Where does AI sit in all of this? How deep is it embedded into planning sporting events?
“It’s a massive part of operations. In fact, we’ve had AI built into our platform for a number of years, though quite a few things we’ve been doing for a long time are now branded by the industry as AI when we always thought of them as automation. There’s a bit of AI washing that happens.
“But there are genuine AI elements in the platform that make the job of the IT team delivering the event easier. One of the realities of these events is that there’s only a limited number of people who truly know how to put one on technically. They’re almost nomadic – they go from event to event and they tend to be expensive. So you have to bolster them with local resources who don’t necessarily know the latest technology.
“What AI does is subsidise that knowledge gap. It will direct technicians to what they need to do to fix a problem, or sift through telemetry coming from thousands of different points, identify an issue, and raise awareness of it before it causes a problem.”

You mentioned agentic AI specifically – what does that mean in practice at an event?
“We operate off our own telemetry and our own data lake, so it’s a closed language model. What agentic AI allows is for a slightly less experienced technician to ask a question in plain English about what’s going on – are there any issues on the 14th hole, are any applications performing badly? And then it surfaces that information for them.
“It’s like having an engineer inside the box. It allows that slightly less skilled person, which you have to rely upon at temporary events, to deliver a good outcome because the AI is helping them get to the answer more quickly. I like to think of it as standing on its shoulders – it makes everyone a little bit taller so they can see a bit further.”
The World Cup spans 16 cities across the US. What does that scale mean for network planning?
“In terms of methodology, all you’re really doing is taking what you’d do for four venues and multiplying it up. If you want communication between venues, that adds some complexity, but most of the time it’s hub and spoke – from the venues into a central technical operations centre. What does complicate it is scale, and specifically the human element.

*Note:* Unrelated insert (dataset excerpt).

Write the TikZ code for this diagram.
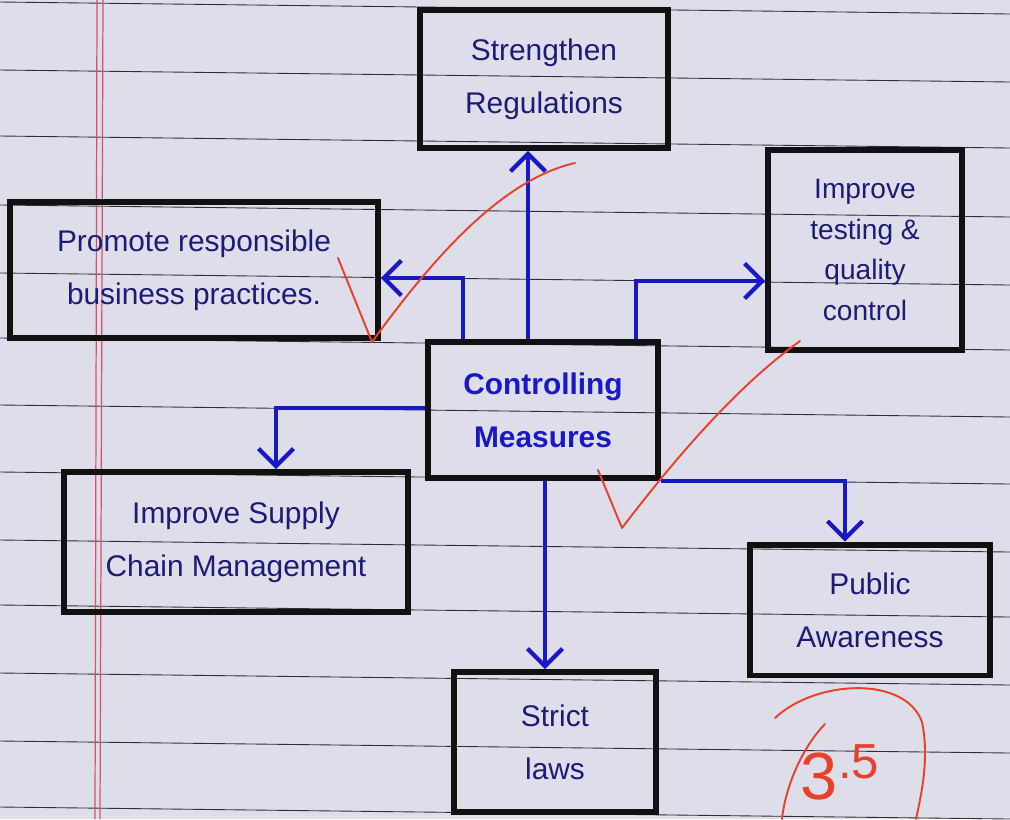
\documentclass[tikz,border=0pt]{standalone}
\usepackage{fontspec}
\setmainfont{Liberation Sans}
\usetikzlibrary{arrows.meta,calc}
\definecolor{paper}{HTML}{DDDEEA}
\definecolor{rulec}{HTML}{2E2E3A}
\definecolor{marginc}{HTML}{D8506A}
\definecolor{boxc}{HTML}{111111}
\definecolor{ink}{HTML}{1C1C78}
\definecolor{arrowc}{HTML}{1818C8}
\definecolor{gradec}{HTML}{E8402A}
\tikzset{
  rulel/.style={draw=rulec, line width=0.5pt},
  marginl/.style={draw=marginc, line width=0.7pt},
  box/.style={draw=boxc, line width=3.4pt, align=center, text=ink, inner sep=2pt,
    font=\fontsize{17}{30}\selectfont},
  conn/.style={draw=arrowc, line width=2.4pt, -{Straight Barb[length=3.5mm,width=7mm]}},
  grade/.style={draw=gradec, line width=1.1pt, line cap=round, line join=round}
}
\begin{document}
\begin{tikzpicture}[x=0.02cm,y=-0.02cm]
\fill[paper] (0,0) rectangle (1010,819);
\useasboundingbox (0,0) rectangle (1010,819);
% ruled paper
\foreach \yy in {2,70,136,205,273,338,405,472,540,605,673,741,807}
  \draw[rulel] (0,\yy) -- (1010,{\yy+12});
\draw[marginl] (97,0) -- (95,819);
\draw[marginl] (103,0) -- (100,819);
% helper coordinates
\coordinate (c528) at (528,0);
\coordinate (c463) at (463,0);
\coordinate (c636) at (636,0);
\coordinate (c276) at (276,0);
\coordinate (c545) at (545,0);
\coordinate (c845) at (845,0);
\coordinate (r278) at (0,278);
\coordinate (r281) at (0,281);
\coordinate (r408) at (0,408);
% boxes
\node[box, minimum width=4.96cm, minimum height=2.76cm] (str) at (544,79) {Strengthen\\Regulations};
\node[box, minimum width=7.36cm, minimum height=2.72cm] (pro) at (194,270) {Promote responsible\\business practices.};
\node[box, minimum width=3.88cm, minimum height=4.0cm, font=\fontsize{16}{23}\selectfont] (imp) at (865,250) {Improve\\testing \&\\quality\\control};
\node[box, minimum width=4.6cm, minimum height=2.72cm, text=arrowc, font=\fontsize{17}{30}\selectfont\bfseries] (ctl) at (543,410) {Controlling\\Measures};
\node[box, minimum width=6.88cm, minimum height=2.8cm] (sup) at (236,542) {Improve Supply\\Chain Management};
\node[box, minimum width=4.8cm, minimum height=2.62cm] (pub) at (870,610) {Public\\Awareness};
\node[box, minimum width=4.04cm, minimum height=2.8cm] (law) at (555,742) {Strict\\laws};
% connectors
\draw[conn] (ctl.north -| c528) -- (str.south -| c528);
\draw[conn] (ctl.north -| c463) |- (pro.east |- r278);
\draw[conn] (ctl.north -| c636) |- (imp.west |- r281);
\draw[conn] (ctl.west |- r408) -| (sup.north -| c276);
\draw[conn] (ctl.south -| c545) -- (law.north -| c545);
\draw[conn] (ctl.south east) -| (pub.north -| c845);
% grader's marks
\draw[grade] (338,258) -- (372,342) .. controls (430,262) and (500,180) .. (575,163);
\draw[grade] (598,470) -- (622,528) .. controls (680,452) and (740,384) .. (800,341);
\draw[grade] (775,718) .. controls (815,680) and (905,675) .. (922,722) .. controls (930,760) and (920,800) .. (916,819);
\draw[grade] (825,724) .. controls (800,750) and (785,790) .. (782,819);
\node[text=gradec, font=\fontsize{38}{38}\selectfont, inner sep=0] (score) at (840,772) {3\raisebox{0.6ex}{\fontsize{28}{28}\selectfont .5}};
\end{tikzpicture}
\end{document}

“Think about the pool of people experienced enough to be a venue technology manager at an event like this. If you’ve got half a dozen venues, you can find the right people. At 16 venues, not everyone who can do that job is going to be available at the times you need them. And these are nomadic people – they don’t always want to travel to a specific location for a specific project.
“That’s part of the reason why simplifying the methodology for setting up and running infrastructure is so important. The self-driving network concept takes a lot of the mundane tasks that IT would have had to do manually and automates them – through intelligent automation or through AI.”
What’s the biggest logistical headache events planners encounter on the ground today?
“Honestly, it’s the last-minute requests. Every event sets timelines for when you need to submit your requirements – wire drops, wireless coverage, radio mic systems, all of it. And of course, people always come in with something they absolutely can’t live without after the deadline.
“Even then, deploying the service itself is usually straightforward. What tends to be the challenge is the process and the logistics – getting an extra piece of equipment through the security gate, or finding out that all the food and beverage carts have been moved two metres left of where they were in the original diagram, and all your cabling runs are now in the wrong place.
“Those aren’t really technical problems. They’re logistical ones. So the human element is arguably still the issue.”